Everyone who does a coroutine based system runs into these problems, and usually has odd solutions to them. They invent cookies galore, have complex upgrade processes, specialized web servers to do complex routing for both of those, and just generally don't feel very "web". I'm actually not sure how to solve these but it could be interesting to try it out anyway.

When you have event based systems that use callbacks, it's much easier to store the name of the callback to run next, and then make all your callbacks stateless. When a request comes in then, any backend can simply lookup the callback to run next and run it. There's no need to resume anything like a coroutine. FSMs are the same way since their state is usually an integer or a name, so it doesn't matter where the FSM lives.

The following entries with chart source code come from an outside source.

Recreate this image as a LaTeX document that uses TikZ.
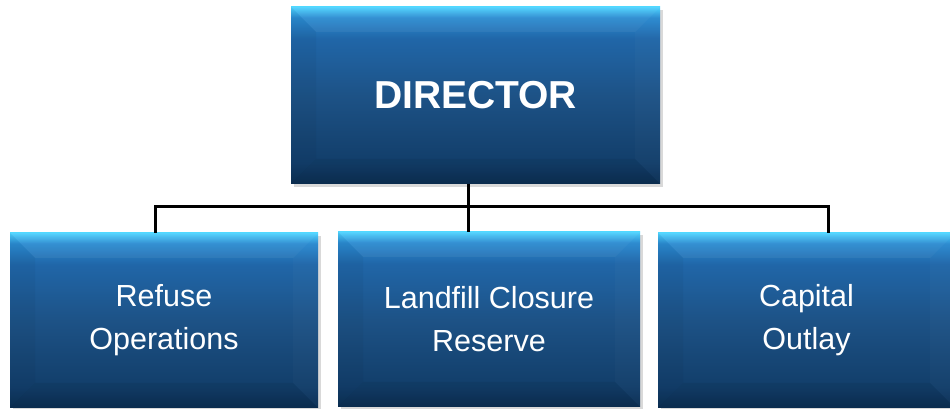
\documentclass[tikz,border=0pt]{standalone}
\usepackage{fontspec}
\setmainfont{Liberation Sans}
\usetikzlibrary{shadows,calc}
\definecolor{cA}{HTML}{0B2E52}
\definecolor{cB}{HTML}{123E6A}
\definecolor{cC}{HTML}{1D5286}
\definecolor{cD}{HTML}{2066A8}
\definecolor{cE}{HTML}{2A8AD0}
\definecolor{cF}{HTML}{4CD2FF}
\pgfdeclareverticalshading{boxshade}{100bp}{color(0bp)=(cA); color(25bp)=(cA); color(31bp)=(cB); color(50bp)=(cC); color(66bp)=(cD); color(72bp)=(cE); color(75bp)=(cF); color(100bp)=(cF)}
\tikzset{
  bevelbox/.style={rectangle, inner sep=0pt, text=white, align=center,
    shading=boxshade,
    drop shadow={opacity=0.25, shadow xshift=3pt, shadow yshift=-3pt, fill=black!60},
    path picture={
      \path (path picture bounding box.north west) coordinate (pNW)
            (path picture bounding box.north east) coordinate (pNE)
            (path picture bounding box.south west) coordinate (pSW)
            (path picture bounding box.south east) coordinate (pSE);
      \fill[white,opacity=.05] (pNW) -- (pNE) -- ([shift={(-25pt,-25pt)}]pNE) -- ([shift={(25pt,-25pt)}]pNW) -- cycle;
      \fill[black,opacity=.035] (pNW) -- ([shift={(25pt,-25pt)}]pNW) -- ([shift={(25pt,25pt)}]pSW) -- (pSW) -- cycle;
      \fill[white,opacity=.02] (pNE) -- ([shift={(-25pt,-25pt)}]pNE) -- ([shift={(-25pt,25pt)}]pSE) -- (pSE) -- cycle;
      \fill[black,opacity=.06] (pSW) -- ([shift={(25pt,25pt)}]pSW) -- ([shift={(-25pt,25pt)}]pSE) -- (pSE) -- cycle;
    }},
  topfont/.style={font=\bfseries\fontsize{39}{44}\selectfont},
  subfont/.style={font=\fontsize{30.5}{43}\selectfont},
  conn/.style={draw=black, line width=3pt}
}
\begin{document}
\begin{tikzpicture}[x=1pt,y=1pt]
\useasboundingbox (0,0) rectangle (950,409);
\coordinate (jm) at (468,202);
\coordinate (jl) at (155,202);
\coordinate (jr) at (828,202);
\node[bevelbox, topfont, minimum width=369pt, minimum height=177pt] (dir) at (475.5,313.5) {DIRECTOR};
\node[bevelbox, subfont, minimum width=308pt, minimum height=175pt] (ref) at (164,88.5) {Refuse\\Operations};
\node[bevelbox, subfont, minimum width=302pt, minimum height=175pt] (lcr) at (489,89.5) {Landfill Closure\\Reserve};
\node[bevelbox, subfont, minimum width=297pt, minimum height=175pt] (cap) at (806.5,88.5) {Capital\\Outlay};
\draw[conn] (dir.south -| jm) -- (jm);
\draw[conn, line cap=rect] (jl) -- (jr);
\draw[conn] (jl) -- (jl |- ref.north);
\draw[conn] (jm) -- (jm |- lcr.north);
\draw[conn] (jr) -- (jr |- cap.north);
\end{tikzpicture}
\end{document}
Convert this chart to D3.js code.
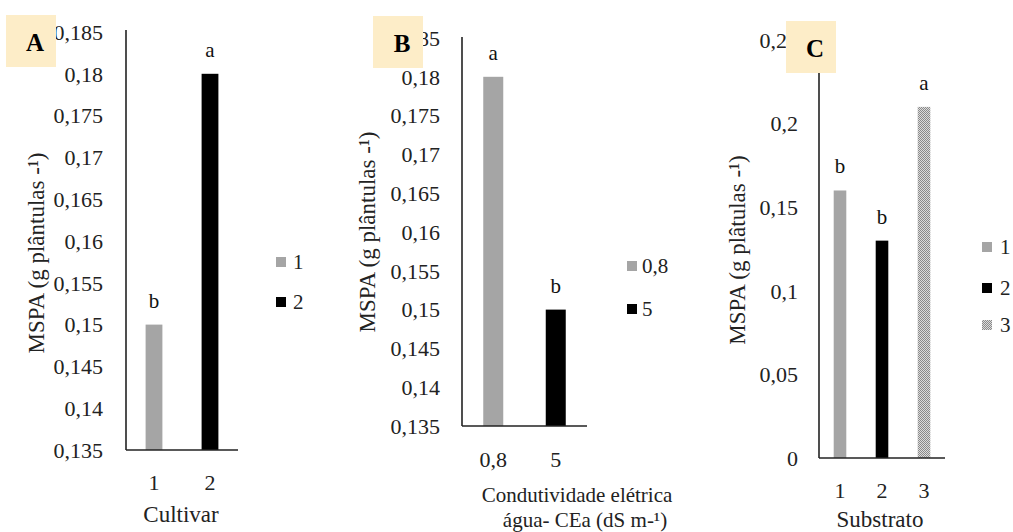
<!DOCTYPE html>
<html>
<head>
<meta charset="utf-8">
<script src="https://cdn.jsdelivr.net/npm/d3@7"></script>
<style>
  body { margin: 0; background: #fff; }
  svg { display: block; font-family: "Liberation Serif", "Times New Roman", serif; }
</style>
</head>
<body>
<svg id="chart" width="1013" height="532"></svg>
<script>
// --- data ---
const cultivarCats = ["1", "2"];
const cultivarVals = [0.15, 0.18];
const cultivarLetters = ["b", "a"];

const ceaCats = ["0,8", "5"];
const ceaVals = [0.18, 0.15];
const ceaLetters = ["a", "b"];

const substratoCats = ["1", "2", "3"];
const substratoVals = [0.16, 0.13, 0.21];
const substratoLetters = ["b", "b", "a"];

const ticksAB = [0.135, 0.14, 0.145, 0.15, 0.155, 0.16, 0.165, 0.17, 0.175, 0.18, 0.185];
const ticksC = [0, 0.05, 0.1, 0.15, 0.2, 0.25];

const barFills = ["#a5a5a5", "#000000", "url(#dots)"];

const ptBR = d3.formatLocale({ decimal: ",", thousands: ".", grouping: [3], currency: ["", ""] });
const fmt = ptBR.format("");

const svg = d3.select("#chart");

// checker pattern for the third substrate
const pat = svg.append("defs").append("pattern")
    .attr("id", "dots")
    .attr("width", 2).attr("height", 2)
    .attr("patternUnits", "userSpaceOnUse");
pat.append("rect").attr("width", 2).attr("height", 2).attr("fill", "#dcdcdc");
pat.append("rect").attr("width", 1).attr("height", 1).attr("fill", "#8a8a8a");
pat.append("rect").attr("x", 1).attr("y", 1).attr("width", 1).attr("height", 1).attr("fill", "#8a8a8a");

function drawPanel(p) {
    const x = d3.scaleBand()
        .domain(p.cats)
        .range([p.x0, p.x1])
        .paddingInner(p.pad)
        .paddingOuter(p.pad / 2);
    const y = d3.scaleLinear().domain(p.domain).range([p.y0, p.y1]);

    const g = svg.append("g");

    // tick labels (no tick marks in the original)
    g.append("g")
        .selectAll("text")
        .data(p.ticks)
        .join("text")
        .attr("x", p.x0 - p.labelGap)
        .attr("y", d => y(d))
        .attr("dy", "0.35em")
        .attr("text-anchor", "end")
        .attr("font-size", 22)
        .attr("fill", "#222")
        .text(d => fmt(d));

    // bars
    g.append("g")
        .selectAll("rect")
        .data(p.vals)
        .join("rect")
        .attr("x", (d, i) => x(p.cats[i]))
        .attr("width", x.bandwidth())
        .attr("y", d => y(d))
        .attr("height", d => y(p.domain[0]) - y(d))
        .attr("fill", (d, i) => barFills[i]);

    // significance letters
    g.append("g")
        .selectAll("text")
        .data(p.vals)
        .join("text")
        .attr("x", (d, i) => x(p.cats[i]) + x.bandwidth() / 2)
        .attr("y", d => y(d) - 17)
        .attr("text-anchor", "middle")
        .attr("font-size", 21)
        .attr("fill", "#111")
        .text((d, i) => p.letters[i]);

    // axis lines
    g.append("line")
        .attr("x1", p.x0).attr("x2", p.x0)
        .attr("y1", p.axisTop).attr("y2", p.y0)
        .attr("stroke", "#222").attr("stroke-width", 1.6);
    g.append("line")
        .attr("x1", p.x0).attr("x2", p.x1)
        .attr("y1", p.y0).attr("y2", p.y0)
        .attr("stroke", "#222").attr("stroke-width", 1.6);

    // category labels
    g.append("g")
        .selectAll("text")
        .data(p.cats)
        .join("text")
        .attr("x", d => x(d) + x.bandwidth() / 2)
        .attr("y", p.y0 + p.catGap)
        .attr("text-anchor", "middle")
        .attr("font-size", 22)
        .attr("fill", "#222")
        .text(d => d);

    // x title (one or two lines)
    p.xTitle.forEach(t => {
        g.append("text")
            .attr("x", t.cx)
            .attr("y", t.y)
            .attr("text-anchor", "middle")
            .attr("font-size", t.size || 23)
            .attr("fill", "#222")
            .text(t.text);
    });

    // y title
    g.append("text")
        .attr("transform", `translate(${p.yTitleX},${p.yTitleY}) rotate(-90)`)
        .attr("text-anchor", "middle")
        .attr("font-size", 23)
        .attr("fill", "#222")
        .text(p.yTitle);

    // legend
    const leg = g.append("g")
        .selectAll("g")
        .data(p.cats)
        .join("g")
        .attr("transform", (d, i) => `translate(${p.legX},${p.legY[i]})`);
    leg.append("rect")
        .attr("x", 0).attr("y", -5)
        .attr("width", 10).attr("height", 10)
        .attr("fill", (d, i) => barFills[i]);
    leg.append("text")
        .attr("x", p.legTextGap)
        .attr("dy", "0.35em")
        .attr("font-size", 21)
        .attr("fill", "#222")
        .text(d => d);

    // panel letter box
    g.append("rect")
        .attr("x", p.box[0]).attr("y", p.box[1])
        .attr("width", 50).attr("height", 52)
        .attr("fill", "#fdedc8");
    g.append("text")
        .attr("x", p.box[0] + 29)
        .attr("y", p.box[1] + 27)
        .attr("dy", "0.35em")
        .attr("text-anchor", "middle")
        .attr("font-size", 25)
        .attr("font-weight", "bold")
        .attr("fill", "#000")
        .text(p.letter);
}

drawPanel({
    cats: cultivarCats, vals: cultivarVals, letters: cultivarLetters,
    ticks: ticksAB, domain: [0.135, 0.185],
    x0: 126, x1: 238, pad: 0.7, y0: 450, y1: 32, axisTop: 30,
    labelGap: 23, catGap: 40,
    xTitle: [{ text: "Cultivar", cx: 181, y: 522 }],
    yTitle: "MSPA (g plântulas -¹)", yTitleX: 44, yTitleY: 253,
    legX: 276, legY: [262, 302], legTextGap: 17,
    box: [6, 15], letter: "A"
});

drawPanel({
    cats: ceaCats, vals: ceaVals, letters: ceaLetters,
    ticks: ticksAB, domain: [0.135, 0.185],
    x0: 462, x1: 587, pad: 0.68, y0: 426, y1: 38, axisTop: 37,
    labelGap: 22, catGap: 41,
    xTitle: [{ text: "Condutividade elétrica", cx: 577, y: 502, size: 21 },
             { text: "água- CEa (dS m-¹)", cx: 585, y: 527, size: 21 }],
    yTitle: "MSPA (g plântulas -¹)", yTitleX: 375, yTitleY: 232,
    legX: 627, legY: [266, 309], legTextGap: 15,
    box: [373, 16], letter: "B"
});

drawPanel({
    cats: substratoCats, vals: substratoVals, letters: substratoLetters,
    ticks: ticksC, domain: [0, 0.25],
    x0: 819, x1: 945, pad: 0.7, y0: 458, y1: 40, axisTop: 40,
    labelGap: 21, catGap: 40,
    xTitle: [{ text: "Substrato", cx: 880, y: 527 }],
    yTitle: "MSPA (g plâtulas -¹)", yTitleX: 745, yTitleY: 250,
    legX: 982, legY: [247, 288, 325], legTextGap: 18,
    box: [786, 21], letter: "C"
});
</script>
</body>
</html>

One Solution, The Busy Signal

In the case of the BBS we can use the busy signal and a list of phone numbers. An idea I had was that each backend gets an entry in the routing table for Mongrel2 that's something like this:

@bbs.10
@bbs.11
@bbs.12
...

Client could then hit a directory URL to get the current phone numbers, and try them at random until they hit one that's available. The backends then keep track of number of connected users and set a hard limit. Again, much like a BBS used to do when it only had a limited number of user connections at a time, so you'd get a dial tone.

Phase 2

The next step in this BBS demo is to put it right on the internet with a browser and try out the busy signal solution mentioned above. I'll be crafting a simple single HTML page javascript application that will look like a very basic modem connection, probably with ugly green on black too. When I'm done I'll blog about the solution and how it worked out.

In the meantime, you can grab the source to the bbs by Downloading Mongrel2 to untar it and look in the examples/bbs. When it's more polished I'll post it in a few more places.